Text prediction is such a ubiquitous technology that most virtual keyboards ship with a prediction model built right into their user interface, yet the inner workings of these models are rarely explained intuitively. The app presented here attempts to do so, demystifying the backend details used to generate text predictions, while competing on:

Memory consumption. The memory footprint of the prediction model can be adjusted by the end user, from over 500 MB to just 200, enabling the app to function on a wide variety of devices.
Execution Time. The fastest models render results near real-time, thanks to a fast Radix-Trie implementation.
Accuracy. The most sophisticated models carry up to 30% top-3 accuracy.
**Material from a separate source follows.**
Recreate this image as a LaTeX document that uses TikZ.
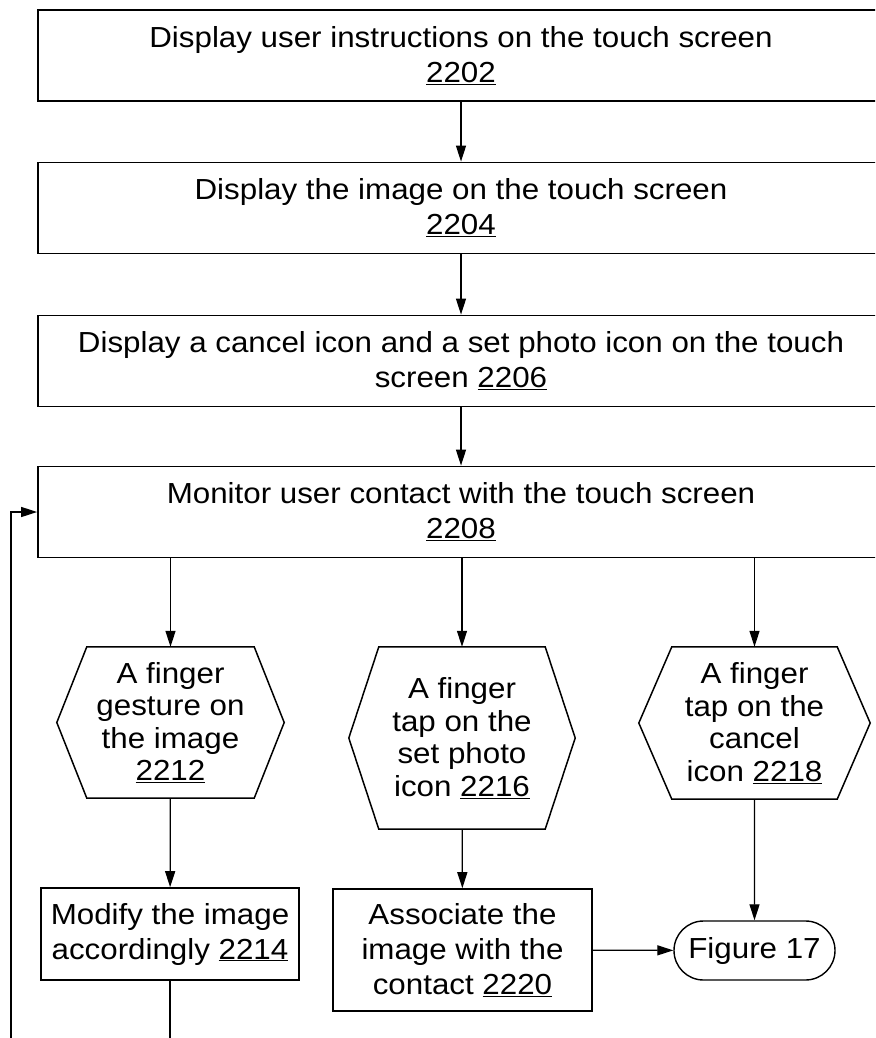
\documentclass[tikz,border=0pt]{standalone}
\usepackage{fontspec}
\setmainfont{Liberation Sans}[FakeStretch=1.08]
\usepackage{tikz}
\usetikzlibrary{positioning,arrows.meta,shapes.misc}
\newcommand{\fsize}{\fontsize{29}{35}\selectfont}
\newcommand{\hexsize}{\fontsize{29}{32.5}\selectfont}
\newcommand{\refnum}[1]{\underline{#1}}
\tikzset{
  stepbox/.style={draw=black,line width=1.8pt,inner sep=0pt,align=center,
    minimum width=846pt,minimum height=91pt,font=\fsize},
  hexbox/.style={inner sep=0pt,align=center,font=\hexsize},
  smallbox/.style={draw=black,line width=1.6pt,inner sep=0pt,align=center,font=\fsize},
  term/.style={draw=black,line width=1.4pt,rounded rectangle,inner sep=0pt,
    minimum width=161pt,minimum height=59pt,font=\fsize},
}
\tikzset{arr/.style={draw=black,line width=1.3pt,-{Triangle[length=16pt,width=10pt]}}, hexline/.style={draw=black,line width=1.5pt,line join=miter}}
\newcommand{\hexframe}[2]{\draw[hexline] ([xshift=#2]#1.north west) -- ([xshift=-#2]#1.north east) -- (#1.east) -- ([xshift=-#2]#1.south east) -- ([xshift=#2]#1.south west) -- (#1.west) -- cycle;}

\begin{document}
\begin{tikzpicture}[x=1pt,y=-1pt]
\clip (0,0) rectangle (875,1038);
\node[stepbox] (disp) at (461,55.5) {Display user instructions on the touch screen\\\refnum{2202}};
\node[stepbox] (img) at (461,208) {Display the image on the touch screen\\\refnum{2204}};
\node[stepbox] (icons) at (461,361) {Display a cancel icon and a set photo icon on the touch\\screen \refnum{2206}};
\node[stepbox] (mon) at (461,512) {Monitor user contact with the touch screen\\\refnum{2208}};
\node[hexbox,minimum width=227pt,minimum height=151pt] (gest) at (170.5,722.5) {A finger\\gesture on\\the image\\\refnum{2212}};
\node[hexbox,minimum width=226pt,minimum height=182pt] (setph) at (462,738) {A finger\\tap on the\\set photo\\icon \refnum{2216}};
\node[hexbox,minimum width=231pt,minimum height=152pt] (canc) at (754.5,723) {A finger\\tap on the\\cancel\\icon \refnum{2218}};
\hexframe{gest}{30pt}
\hexframe{setph}{30pt}
\hexframe{canc}{33pt}
\node[smallbox,minimum width=258pt,minimum height=92pt] (modif) at (170,934) {Modify the image\\accordingly \refnum{2214}};
\node[smallbox,minimum width=259pt,minimum height=122pt] (assoc) at (462.5,950) {Associate the\\image with the\\contact \refnum{2220}};
\node[term] (fig) at (754.5,950.5) {Figure 17};
\coordinate (loopb) at (11,1070);
\draw[arr] (disp) -- (img);
\draw[arr] (img) -- (icons);
\draw[arr] (icons) -- (mon);
\draw[arr] (mon.south -| gest.north) -- (gest.north);
\draw[arr] (mon.south -| setph.north) -- (setph.north);
\draw[arr] (mon.south -| canc.north) -- (canc.north);
\draw[arr] (gest) -- (modif);
\draw[arr] (setph) -- (assoc);
\draw[arr] (canc) -- (fig);
\draw[arr] (assoc) -- (fig);
\draw[arr] (modif.south) |- (loopb) |- (mon.west);
\end{tikzpicture}
\end{document}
What is an \(n-\text{gram}\)?

\(n-\text{gram}\) language models leverage a Markov approach to text analysis, meaning they break input text up into continuous chunks of \(n\) tokens. For instance, given the input phrase

\[\text{the quick brown fox jumped over the lazy dog}\]

an \(n = 2\) bigram model would produce the following output:

\[(\text{the quick}), (\text{quick brown}), (\text{brown fox}), ..., (\text{lazy dog})\]

To build a language model from this, we simply count the number of occurrences of each \(n-\text{gram}\) across the input dataset and assign a probability to each according to its frequency.

Given a Query Phrase…

\[\text{the quick brown fox jumped over the lazy}\]

We can predict the next word by taking the last \(n-1\) words and searching for \(n-\text{grams}\) which complete them. This would correctly return “dog” for our bigram model since it was the only word that follows “lazy” in our input data. But what if our query phrase was

\[\text{the quick brown fox jumped over the barking}\]

Instead? Our algorithm fails because we never observed “barking” in the input data. This is why we need smoothing!

Seven of the most common smoothing techniques are implemented in this app. Be sure to try them all and check the “Description” tab for details on how each one works!

Interface

UI Diagram

Accuracy

Performance metrics for each of the algorithms when applied to a 1% sample of held-out test data (\(N = 270362\) individual predictions) are listed below:

	Maximum Likelihood	Laplace	Good-Turing	Jelinek-Mercer	Katz Backoff	Kneser-Ney	Stupid Backoff
Top1	0.065	0.100	0.100	0.188	0.186	0.188	0.186
Top3	0.094	0.173	0.173	0.300	0.287	0.300	0.282
Top5	0.107	0.222	0.222	0.357	0.338	0.357	0.325

SwiftKey, the provider of the training data for this project, advertise a 33% top-1 accuracy for their professional solution.